A fines de los años 90 caminar por Av. Cabildo en Buenos Aires era encontrarse con que todos los comercios habían adoptado tres cosas en sus vidrieras, letreros y folletería: el “@” para reemplazar a la A; el “.com” colgado al final de cualquier rubro — peluquería.com, verdulería.com, ferretería.com — para darle aires de modernidad al asunto; y, por supuesto, el infaltable “‘s”, robado del inglés para simular una pertenencia al primer mundo. El ícono de la moda por aquel entonces era el glorioso WordArt, lógicamente.

Con el peso argentino valiendo lo mismo que un dólar estadounidense — discutible y con consecuencias nefastas —, parecía que alcanzaba con ponerle Mario’s a un kiosquito para sentirse que uno en realidad estaba en Miami y no en Núñez. 

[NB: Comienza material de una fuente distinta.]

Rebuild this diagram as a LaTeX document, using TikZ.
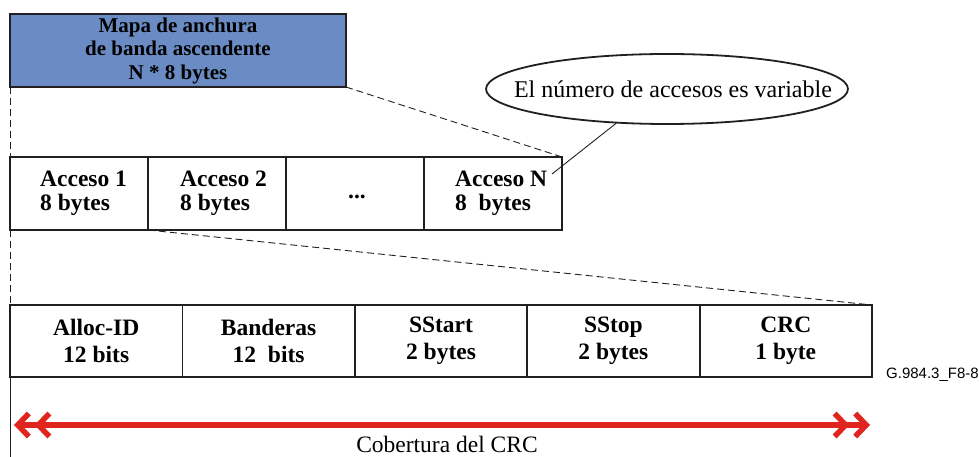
\documentclass[tikz,border=0pt]{standalone}
\usepackage{fontspec}
\setmainfont{Liberation Serif}
\newfontfamily\sansf{Liberation Sans}
\usetikzlibrary{shapes.geometric,arrows.meta}
\definecolor{mapblue}{RGB}{106,139,196}
\definecolor{crcred}{RGB}{224,36,30}
\definecolor{ink}{RGB}{35,31,32}
\begin{document}
\begin{tikzpicture}[x=1pt,y=-1pt,
  box/.style={draw=ink,line width=1.8pt,inner sep=0pt,outer sep=0pt,anchor=north west},
  accbox/.style={box,minimum width=138pt,minimum height=73pt},
  acctext/.style={anchor=west,inner sep=0pt,align=left,font=\fontsize{23.5}{24}\selectfont\bfseries},
  fldbox/.style={box,minimum width=172.4pt,minimum height=72pt,align=center,
    font=\fontsize{23.5}{26.5}\selectfont\bfseries},
  dashline/.style={draw=ink,line width=0.9pt,dash pattern=on 7pt off 4pt},
  thinline/.style={draw=ink,line width=0.9pt},
  barb/.tip={Straight Barb[length=11pt,width=23pt,line width=5.5pt,sep=3pt]},
  crcarrow/.style={draw=crcred,line width=5.5pt,{barb[]barb[]}-{barb[]barb[]}},
]
\useasboundingbox (0,0) rectangle (979,457);

\node[box,fill=mapblue,line width=1.2pt,minimum width=336pt,minimum height=73pt,align=center,
  font=\fontsize{21}{23.5}\selectfont\bfseries] (map) at (10,14)
  {Mapa de anchura\\de banda ascendente\\N * 8 bytes};

\node[accbox] (a1) at (10,157) {};
\node[accbox] (a2) at (148,157) {};
\node[accbox] (a3) at (286,157) {};
\node[accbox] (aN) at (424,157) {};
\node[acctext] (t1) at ([xshift=30pt]a1.west) {Acceso 1\\8 bytes};
\node[acctext] (t2) at ([xshift=32pt]a2.west) {Acceso 2\\8 bytes};
\node[acctext,anchor=base] (t3) at (357,198) {...};
\node[acctext] (tN) at ([xshift=31pt]aN.west) {Acceso N\\8~ bytes};

\node[fldbox] (f1) at (10,305) {Alloc-ID\\12 bits};
\node[fldbox] (f2) at (182.4,305) {Banderas\\12~ bits};
\node[fldbox] (f3) at (354.8,305) {SStart\\2 bytes};
\node[fldbox] (f4) at (527.2,305) {SStop\\2 bytes};
\node[fldbox] (f5) at (699.6,305) {CRC\\1 byte};

\draw[dashline] (map.south west) -- (a1.north west);
\draw[dashline] (map.south east) -- (aN.north east);
\draw[dashline] (a1.south west) -- (f1.north west);
\draw[dashline] (a1.south east) -- (f5.north east);
\coordinate (bot) at (10,457);
\draw[thinline] (f1.south west) -- (bot);

\node[ellipse,draw=ink,line width=1.8pt,minimum width=362pt,minimum height=70pt,inner sep=0pt] (ell) at (667,89) {};
\node[anchor=base,font=\fontsize{24}{26}\selectfont,inner sep=0pt] (elltxt) at (673,98) {El número de accesos es variable};
\coordinate (cn) at (552,174);
\draw[thinline] (ell.214) -- (cn);

\coordinate (al) at (11,425);
\coordinate (ar) at (873,425);
\draw[crcarrow] (al) -- (ar);
\node[anchor=base,font=\fontsize{23.5}{24}\selectfont,inner sep=0pt] (cov) at (447,452) {Cobertura del CRC};
\node[anchor=base west,font=\sansf\fontsize{15}{17}\selectfont,inner sep=0pt] (fig) at (886,378) {G.984.3\_F8-8};
\end{tikzpicture}
\end{document}
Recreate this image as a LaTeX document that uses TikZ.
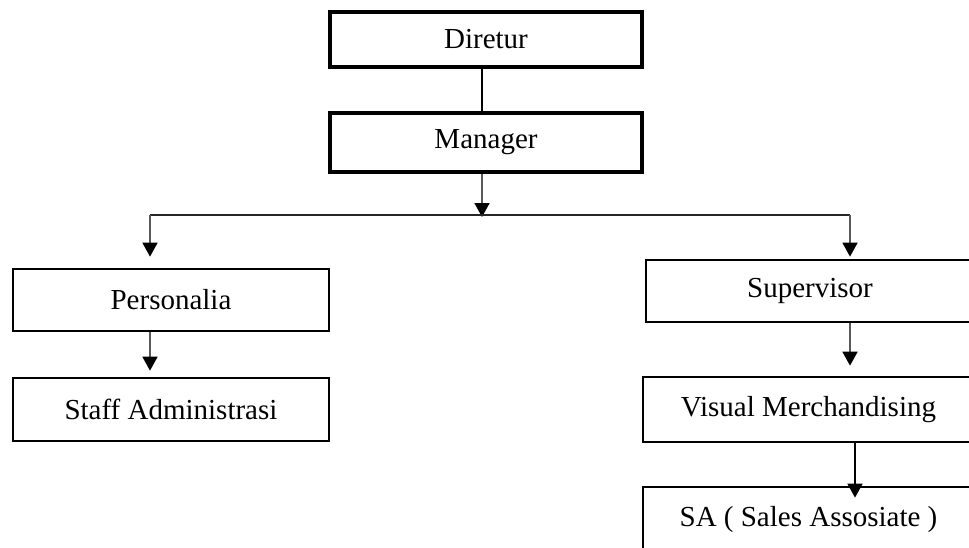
\documentclass[tikz,border=0pt]{standalone}
\usepackage{fontspec}
\setmainfont{Liberation Serif}
\usetikzlibrary{arrows.meta}

\tikzset{
  topbox/.style={draw, line width=3.3pt, minimum width=312pt, inner sep=0pt,
    font=\fontsize{29}{34}\selectfont},
  unitbox/.style={draw, line width=2.7pt, inner sep=0pt,
    font=\fontsize{29}{34}\selectfont},
  link/.style={line width=1.6pt, gray!70!black},
  linkarrow/.style={link, -{Triangle[width=15pt,length=14pt,color=black]}}
}

\begin{document}
\begin{tikzpicture}[x=1pt, y=-1pt]

    \useasboundingbox (0,0) rectangle (969,547);
    \clip (0,0) rectangle (969,547);

    % top of the chart
    \node[topbox, minimum height=55pt] (dir) at (486,39.5) {Diretur};
    \node[topbox, minimum height=59pt] (mgr) at (486,142.5) {Manager};

    % left branch
    \node[unitbox, minimum width=316pt, minimum height=62pt] (pers) at (171,300) {Personalia};
    \node[unitbox, minimum width=316pt, minimum height=63pt] (staff) at (171,409.5) {Staff Administrasi};

    % right branch
    \node[unitbox, minimum width=328pt, minimum height=62pt] (sup) at (810,291) {Supervisor};
    \node[unitbox, minimum width=331pt, minimum height=65pt] (vm) at (808.5,409.5) {Visual Merchandising};
    \node[unitbox, minimum width=331pt, minimum height=66pt] (sa) at (808.5,520) {SA ( Sales Assosiate )};

    \coordinate (mid) at (482,215); % split point under manager
    \coordinate (bl) at (150,215); % left end of split line
    \coordinate (br) at (850,215); % right end of split line

    \draw[line width=2pt] (dir.south -| mid) -- (mgr.north -| mid);
    \draw[linkarrow] (mgr.south -| mid) -- ([yshift=-2pt]mid);

    \draw[link, black!85] (bl) -- (br); % split line

    \draw[linkarrow, shorten >=11pt] (bl) -- (pers.north -| bl);
    \draw[linkarrow, shorten >=2pt] (br) -- (sup.north -| br);

    \draw[linkarrow, shorten >=6pt] (pers.south -| bl) -- (staff.north -| bl);
    \draw[linkarrow, shorten >=10pt] (sup.south -| br) -- (vm.north -| br);
    \draw[link, black, -{Triangle[width=15pt,length=14pt]}, shorten >=-12pt]
    ([xshift=5pt]vm.south -| br) -- ([xshift=5pt]sa.north -| br);

\end{tikzpicture}
\end{document}
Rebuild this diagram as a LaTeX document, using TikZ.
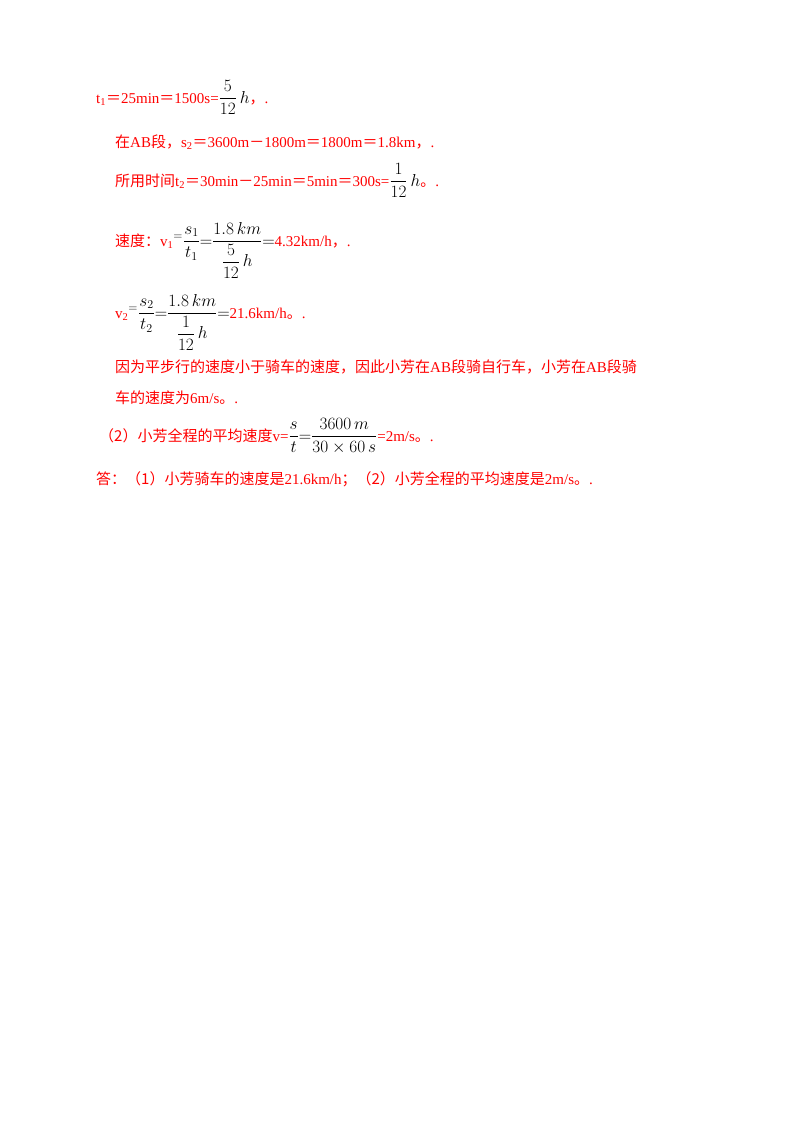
\documentclass[tikz,border=0pt]{standalone}
\usepackage{amsmath}
\usepackage{fontspec}
\setmainfont{Liberation Serif}
\newfontfamily\cjk{Noto Sans CJK SC}
\newcommand{\zh}[1]{{\cjk #1}}
\newcommand{\blk}[1]{\textcolor{black}{\fontsize{17}{20}\selectfont#1}}
\usetikzlibrary{positioning}
\tikzset{
    line/.style={
        anchor=base west,
        inner sep=0pt,
        text=red,
        font=\fontsize{15}{18}\selectfont,
    },
}
\begin{document}
\begin{tikzpicture}[x=1pt,y=-1pt]
\useasboundingbox (0,0) rectangle (800,1132);
\node[line] (tone) at (96,103) {t\textsubscript{1}\zh{＝}25min\zh{＝}1500s=\blk{$\dfrac{5}{12}\,h$}\zh{，}.};
\node[line] (stwo) at (115,147) {\zh{在}AB\zh{段，}s\textsubscript{2}\zh{＝}3600m\zh{－}1800m\zh{＝}1800m\zh{＝}1.8km\zh{，}.};
\node[line] (ttwo) at (115,186) {\zh{所用时间}t\textsubscript{2}\zh{＝}30min\zh{－}25min\zh{＝}5min\zh{＝}300s=\blk{$\dfrac{1}{12}\,h$}\zh{。}.};
\node[line] (vone) at (115,246) {\zh{速度：}v\textsubscript{1}\blk{$^{=}\dfrac{s_1}{t_1}{=}\dfrac{1.8\,km}{\dfrac{5}{12}\,h}{=}$}4.32km/h\zh{，}.};
\node[line] (vtwo) at (115,318) {v\textsubscript{2}\blk{$^{=}\dfrac{s_2}{t_2}{=}\dfrac{1.8\,km}{\dfrac{1}{12}\,h}{=}$}21.6km/h\zh{。}.};
\node[line] (why) at (115,372) {\zh{因为平步行的速度小于骑车的速度，因此小芳在}AB\zh{段骑自行车，小芳在}AB\zh{段骑}};
\node[line] (whyb) at (115,403) {\zh{车的速度为}6m/s\zh{。}.};
\node[line] (avg) at (99,441) {\zh{（2）小芳全程的平均速度}v=\blk{$\dfrac{s}{t}{=}\dfrac{3600\,m}{30\times 60\,s}$}=2m/s\zh{。}.};
\node[line] (ans) at (96,484) {\zh{答：（1）小芳骑车的速度是}21.6km/h\zh{；（2）小芳全程的平均速度是}2m/s\zh{。}.};
\end{tikzpicture}
\end{document}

En retrospectiva, creo que había algo entre trágico y cómico a la vez, pero que capturaban a la perfección el espíritu de aquella época: un impulso medio desesperado de parecer modernos, de subirse a la ola porque algo hay que hacer para disfrazar el vacío. 

Algo parecido siento que está pasando hoy con la inteligencia artificial.

De repente, todo tiene que ser IA. Desde apps para pedir comida hasta filtros que te devuelven la misma cara que ya tenés, pero con el sello “AI-powered” pegado encima como si fuera garantía de algo. Herramientas que no resuelven nada nuevo, ni mejor, ni más rápido, pero que tiran tres conceptos mágicos —“GPT”, “generative”, “machine learning”— y salen a levantar rondas de inversión como si hubieran descubierto el fuego. 

Estamos asistiendo al nacimiento —y quizás también a la sobreexposición prematura— de una nueva burbuja. Un déjà vu de la pompa de las puntocom de principios de los 2000, pero con menos cables, más promesas infladas y una fe casi religiosa en que el algoritmo lo puede todo. Incluso, puede con aquello que ni siquiera estamos seguros si hace falta resolver.

El problema no me parece que sea la tecnología, sino el fetiche. Esa devoción mezclada con fascinación por lo que suena a futuro, aunque por dentro esté vacío. No todo tiene que ser IA. No todo se resuelve con un algoritmo. Y si seguimos así, en poco tiempo vamos a tener otra burbuja reventada, con start-ups zombies, inversores desconfiados y usuarios agotados.

Porque una cosa es usar inteligencia artificial con sentido, con intención, con criterio. Y otra muy distinta es agregarla a cualquier cosa para ver si cuela. 

Al final, volvemos a lo mismo de siempre: ¿sirve para algo o solo suena bien? Porque si suena bien pero no sirve, lo único inteligente en todo esto es el marketing. Y si lo único realmente inteligente es el marketing, entonces no estamos hablando de avances, sino de humo boutique. Y eso, por ahora, sigue en manos de personas de carne y hueso.